If you are like most people, you read more slowly than you can think. Since a piece of writing is actually slowing down your thought process, you will tend to be easily distracted, to get bored, and worst of all, to get drowsy and even fall asleep when you are reading. Given that most of us have learned to look at only one word at a time—even though we can easily see several words at a glance—we frequently look back along the line or back up the page when we read. In fact, the average adult “regresses” 15 to 20 time for every 100 words they read. Think about how much visual information the brain has to screen out when we are reading that way.

The term “Speed Reading” was first used by Evelyn Wood, a schoolteacher who decided to take a Masters degree in Education, specializing in reading. When she started in the late 1950’s at the University of Utah in Salt Lake City, she discovered that the professor she was studying with read at over 1,000 words per minute with good comprehension. Since she knew that most people read between 200 and 250 words per minute, Evelyn found this intriguing and decided to find others with this unusual ability and find out how they were doing it.

She tracked down about 40 people who met her criteria of “Natural Speed Reader”: they could read at over 1,000 words per minute with good comprehension. She watched them read, measured their speed and comprehension, and asked them to tell her what they were doing and how they were doing it. She found that all of them had developed this ability by themselves, but they all had three techniques in common. Using these techniques, she taught herself to speed read. She then designed a course to teach others to speed read as well. Later she offered her very successful techniques to high school teachers in Salt Lake City. But the school board declined her offer, and she realized she was going to have difficulty getting the educational world to accept the notion of speed reading as a new teaching technique.

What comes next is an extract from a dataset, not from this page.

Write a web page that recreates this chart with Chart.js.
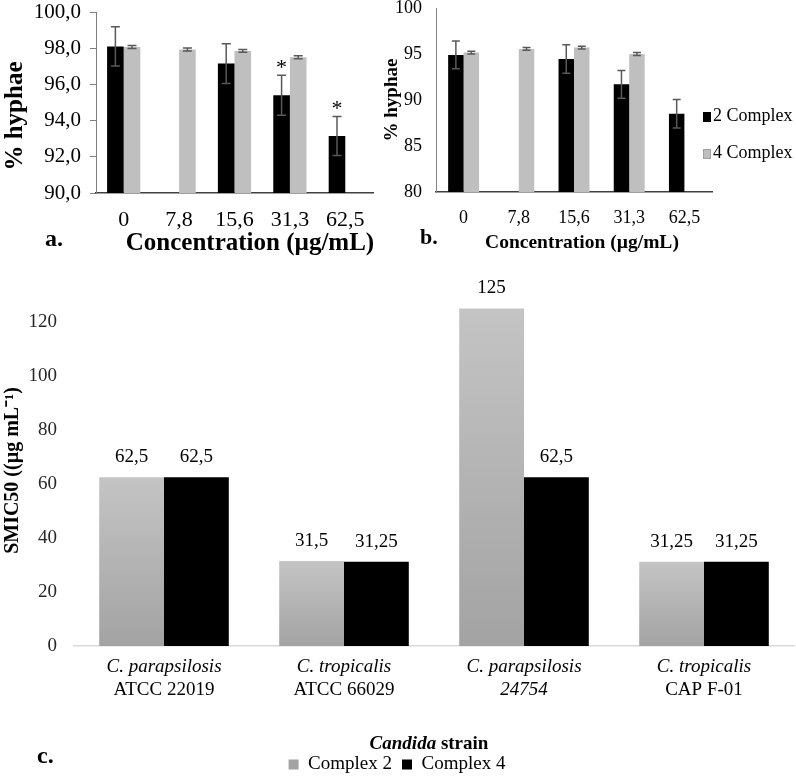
<!DOCTYPE html>
<html>
<head>
<meta charset="utf-8">
<script src="https://cdn.jsdelivr.net/npm/chart.js@4.4.1/dist/chart.umd.min.js"></script>
<style>
  html, body { margin: 0; padding: 0; background: #fff; overflow: hidden; }
  body { width: 796px; height: 778px; position: relative; font-family: "Liberation Serif", "Times New Roman", serif; color: #000; }
  .panel { position: absolute; }
  .txt { position: absolute; white-space: nowrap; line-height: 1; }
  .b { font-weight: bold; }
  .sw { display: inline-block; width: 8px; height: 10px; margin-right: 2px; vertical-align: -1px; }
</style>
</head>
<body>
<div class="panel" style="left:0;top:0;width:400px;height:235px"><canvas id="chartA"></canvas></div>
<div class="panel" style="left:380px;top:0;width:416px;height:232px"><canvas id="chartB"></canvas></div>
<div class="panel" style="left:0;top:270px;width:796px;height:514px"><canvas id="chartC"></canvas></div>

<div class="txt b" style="left:12.5px;top:116px;font-size:25px;transform:translate(-50%,-50%) rotate(-90deg)">% hyphae</div>
<div class="txt b" style="left:45px;top:226px;font-size:24px">a.</div>
<div class="txt b" style="left:250px;top:229px;font-size:25px;transform:translateX(-50%)">Concentration (µg/mL)</div>
<div class="txt b" style="left:420px;top:226px;font-size:22px">b.</div>
<div class="txt b" style="left:582px;top:232px;font-size:19.5px;transform:translateX(-50%)">Concentration (µg/mL)</div>
<div class="txt" style="left:703px;top:106px;font-size:18px"><span class="sw" style="background:#000"></span>2 Complex</div>
<div class="txt" style="left:703px;top:143px;font-size:18px"><span class="sw" style="background:#bfbfbf;border:1px solid #a0a0a0;width:6px;height:8px"></span>4 Complex</div>
<div class="txt b" style="left:37px;top:743px;font-size:24px">c.</div>
<div class="txt b" style="left:429px;top:733px;font-size:19px;transform:translateX(-50%)"><i>Candida</i> strain</div>

<script>
// panel a / b: % hyphae by concentration
const concentrations = ['0', '7,8', '15,6', '31,3', '62,5'];

const hyphaeA2 = [98.1, null, 97.15, 95.4, 93.15];
const errA2 = [1.08, null, 1.1, 1.1, 1.08];
const starA2 = [false, false, false, true, true];
const hyphaeA4 = [98.07, 97.93, 97.85, 97.5, null];
const errA4 = [0.08, 0.08, 0.08, 0.08, null];

const hyphaeB2 = [94.9, null, 94.45, 91.7, 88.5];
const errB2 = [1.5, null, 1.55, 1.5, 1.55];
const hyphaeB4 = [95.15, 95.55, 95.7, 95.0, null];
const errB4 = [0.15, 0.15, 0.15, 0.15, null];

// panel c: SMIC50 by strain
const strains = [
  ['C. parapsilosis', 'ATCC 22019'],
  ['C. tropicalis', 'ATCC 66029'],
  ['C. parapsilosis', '24754'],
  ['C. tropicalis', 'CAP F-01']
];
const italicSecondLine = [false, false, true, false];
const smicComplex2 = [62.5, 31.5, 125, 31.25];
const smicComplex4 = [62.5, 31.25, 62.5, 31.25];

const FONT = '"Liberation Serif", "Times New Roman", serif';
Chart.defaults.font.family = FONT;
Chart.defaults.color = '#000';

const comma = v => String(v).replace('.', ',');

const errorBars = {
  id: 'errorBars',
  afterDatasetsDraw(chart, args, opts) {
    const { ctx } = chart;
    const y = chart.scales.y;
    ctx.save();
    chart.data.datasets.forEach((ds, i) => {
      chart.getDatasetMeta(i).data.forEach((bar, j) => {
        const v = ds.data[j];
        const e = ds.errors ? ds.errors[j] : null;
        if (v == null || e == null) return;
        const top = y.getPixelForValue(v + e);
        const bot = y.getPixelForValue(v - e);
        const half = opts.cap / 2;
        ctx.strokeStyle = opts.color;
        ctx.lineWidth = opts.width;
        ctx.beginPath();
        ctx.moveTo(bar.x, top); ctx.lineTo(bar.x, bot);
        ctx.moveTo(bar.x - half, top); ctx.lineTo(bar.x + half, top);
        ctx.moveTo(bar.x - half, bot); ctx.lineTo(bar.x + half, bot);
        ctx.stroke();
        if (ds.stars && ds.stars[j]) {
          ctx.fillStyle = '#000';
          ctx.font = opts.starSize + 'px ' + FONT;
          ctx.textAlign = 'center';
          ctx.textBaseline = 'alphabetic';
          ctx.fillText('*', bar.x, top - 1);
        }
      });
    });
    ctx.restore();
  }
};

const barValues = {
  id: 'barValues',
  afterDatasetsDraw(chart, args, opts) {
    const { ctx } = chart;
    ctx.save();
    ctx.font = opts.size + 'px ' + FONT;
    ctx.fillStyle = opts.color;
    ctx.textAlign = 'center';
    ctx.textBaseline = 'middle';
    chart.data.datasets.forEach((ds, i) => {
      chart.getDatasetMeta(i).data.forEach((bar, j) => {
        ctx.fillText(comma(ds.data[j]), bar.x, bar.y - opts.offset);
      });
    });
    ctx.restore();
  }
};

const strainLabels = {
  id: 'strainLabels',
  afterDraw(chart, args, opts) {
    const { ctx, chartArea } = chart;
    const x = chart.scales.x;
    ctx.save();
    ctx.fillStyle = opts.color;
    ctx.textAlign = 'center';
    ctx.textBaseline = 'middle';
    chart.data.labels.forEach((lines, i) => {
      const cx = x.getPixelForValue(i);
      lines.forEach((line, k) => {
        const italic = k === 0 || italicSecondLine[i];
        ctx.font = (italic ? 'italic ' : '') + opts.size + 'px ' + FONT;
        ctx.fillText(line, cx, chartArea.bottom + opts.first + k * opts.gap);
      });
    });
    ctx.restore();
  }
};

function fixWidth(w) {
  return s => { s.width = w; s.paddingTop = 0; s.paddingBottom = 0; };
}
function fixHeight(h) {
  return s => { s.height = h; s.paddingLeft = 0; s.paddingRight = 0; };
}

// a.
new Chart(document.getElementById('chartA'), {
  type: 'bar',
  data: {
    labels: concentrations,
    datasets: [
      { label: '2 Complex', data: hyphaeA2, errors: errA2, stars: starA2, backgroundColor: '#000' },
      { label: '4 Complex', data: hyphaeA4, errors: errA4, backgroundColor: '#bfbfbf' }
    ]
  },
  options: {
    responsive: true,
    maintainAspectRatio: false,
    animation: false,
    layout: { padding: { top: 12, right: 27, left: 0, bottom: 0 } },
    datasets: { bar: { categoryPercentage: 0.6, barPercentage: 1 } },
    plugins: {
      legend: { display: false },
      tooltip: { enabled: false },
      errorBars: { cap: 9, color: '#595959', width: 1.5, starSize: 22 }
    },
    scales: {
      x: {
        grid: { display: false, drawTicks: false },
        border: { color: '#404040', width: 1.5 },
        ticks: { font: { size: 22 }, padding: 14, color: '#000' },
        afterFit: fixHeight(42)
      },
      y: {
        min: 90, max: 100,
        ticks: { stepSize: 2, font: { size: 21 }, padding: 9, color: '#000', callback: v => v.toFixed(1).replace('.', ',') },
        grid: { drawOnChartArea: false, tickLength: 6, color: '#7f7f7f' },
        border: { color: '#7f7f7f' },
        afterFit: fixWidth(96)
      }
    }
  },
  plugins: [errorBars]
});

// b.
new Chart(document.getElementById('chartB'), {
  type: 'bar',
  data: {
    labels: concentrations,
    datasets: [
      { label: '2 Complex', data: hyphaeB2, errors: errB2, backgroundColor: '#000' },
      { label: '4 Complex', data: hyphaeB4, errors: errB4, backgroundColor: '#bfbfbf' }
    ]
  },
  options: {
    responsive: true,
    maintainAspectRatio: false,
    animation: false,
    layout: { padding: { top: 8, right: 84, left: 0, bottom: 0 } },
    datasets: { bar: { categoryPercentage: 0.56, barPercentage: 1 } },
    plugins: {
      legend: { display: false },
      tooltip: { enabled: false },
      errorBars: { cap: 8, color: '#595959', width: 1.5, starSize: 20 }
    },
    scales: {
      x: {
        grid: { display: false, drawTicks: false },
        border: { color: '#404040', width: 1.5 },
        ticks: { font: { size: 18 }, padding: 15, color: '#000' },
        afterFit: fixHeight(40)
      },
      y: {
        min: 80, max: 100,
        ticks: { stepSize: 5, font: { size: 18 }, padding: 14, color: '#000' },
        grid: { display: false, drawTicks: false },
        border: { color: '#868686' },
        title: { display: true, text: '% hyphae', font: { size: 19, weight: 'bold', lineHeight: 1 }, padding: { top: 2.5, bottom: 0 } },
        afterFit: fixWidth(56)
      }
    }
  },
  plugins: [errorBars]
});

// c.
function grayFill(context) {
  const chart = context.chart;
  if (!chart.chartArea || context.type !== 'data') return '#b3b3b3';
  const y = chart.scales.y;
  const top = y.getPixelForValue(context.raw);
  const bottom = y.getPixelForValue(0);
  const g = chart.ctx.createLinearGradient(0, top, 0, bottom);
  g.addColorStop(0, '#c4c4c4');
  g.addColorStop(1, '#a3a3a3');
  return g;
}

new Chart(document.getElementById('chartC'), {
  type: 'bar',
  data: {
    labels: strains,
    datasets: [
      { label: 'Complex 2', data: smicComplex2, backgroundColor: grayFill },
      { label: 'Complex 4', data: smicComplex4, backgroundColor: '#000' }
    ]
  },
  options: {
    responsive: true,
    maintainAspectRatio: false,
    animation: false,
    layout: { padding: { top: 25, right: 2, left: 0, bottom: 0 } },
    datasets: { bar: { categoryPercentage: 0.72, barPercentage: 1 } },
    plugins: {
      legend: {
        position: 'bottom',
        labels: { boxWidth: 10, boxHeight: 10, padding: 10, font: { size: 19 }, color: '#000' }
      },
      tooltip: { enabled: false },
      barValues: { size: 19, color: '#000', offset: 20 },
      strainLabels: { size: 19, color: '#000', first: 21, gap: 23 }
    },
    scales: {
      x: {
        grid: { display: false, drawTicks: false },
        border: { color: '#d9d9d9', width: 1.5 },
        ticks: { display: false },
        afterFit: fixHeight(99)
      },
      y: {
        min: 0, max: 130,
        ticks: { stepSize: 20, includeBounds: false, font: { size: 19 }, padding: 17, color: '#262626' },
        grid: { display: false, drawTicks: false },
        border: { display: false },
        title: { display: true, text: 'SMIC50 ((µg mL⁻¹)', font: { size: 20, weight: 'bold', lineHeight: 1 }, padding: { top: 3, bottom: 0 } },
        afterFit: fixWidth(74)
      }
    }
  },
  plugins: [barValues, strainLabels]
});
</script>
</body>
</html>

So she moved to Washington, DC, and began working as an independent educational consultant. Because the Russians had recently beaten the US into space with the Sputnik, there was an intense interest in education in the US at that time. Not surprisingly, her business flourished. It became even more successful after she was invited to The White House to teach President Kennedy and his staff to speed read. Her methods gained national renown.

Evelyn Wood franchised her company throughout North America and gathered many devoted followers—because speed reading worked. I learned to speed read through her course and went on to teach it for her company while I was taking my undergraduate degrees at Dalhousie University. After graduating, I taught reading in elementary school for five years and then went on to take my Masters degree in Education, specializing in reading. During that time, I developed my own speed reading course, based on the work of Evelyn Wood, and I have been teaching it for over 20 years.

Most people have only two reading speeds: slow and slower. Once you have taken a speed reading course, you will be able to read at various speeds: very, very fast; very fast; fast; medium; and slow. You’ll be able to adjust your speed to suit your purpose in reading and the difficulty of the material. At work, people are very knowledgeable about the content of their professional material, so they can read it a lot faster than they think they can. By the end of the day, the average person taking my speed reading seminar can at least double—and often triple—his or her speed. And they will still maintain good comprehension!

Guided by the practice exercises in the take-home manual, you can increase those speeds for reading professional material within a week. During the seminar, participants learn to read a 150-page book and make effective notes in less than 35 minutes. They learn how to establish their purpose in reading, set up their note-taking system, and quickly find and record the key information that will meet their purpose. Reading becomes an engaging challenge, rather than a chore.

Do you love to read and are afraid that speed reading will take the pleasure out of reading? No need to worry. Like most people, you will probably use speed reading for your professional reading, which gives you more time for others things you like to do—including leisure reading, which you can do as slowly as you like.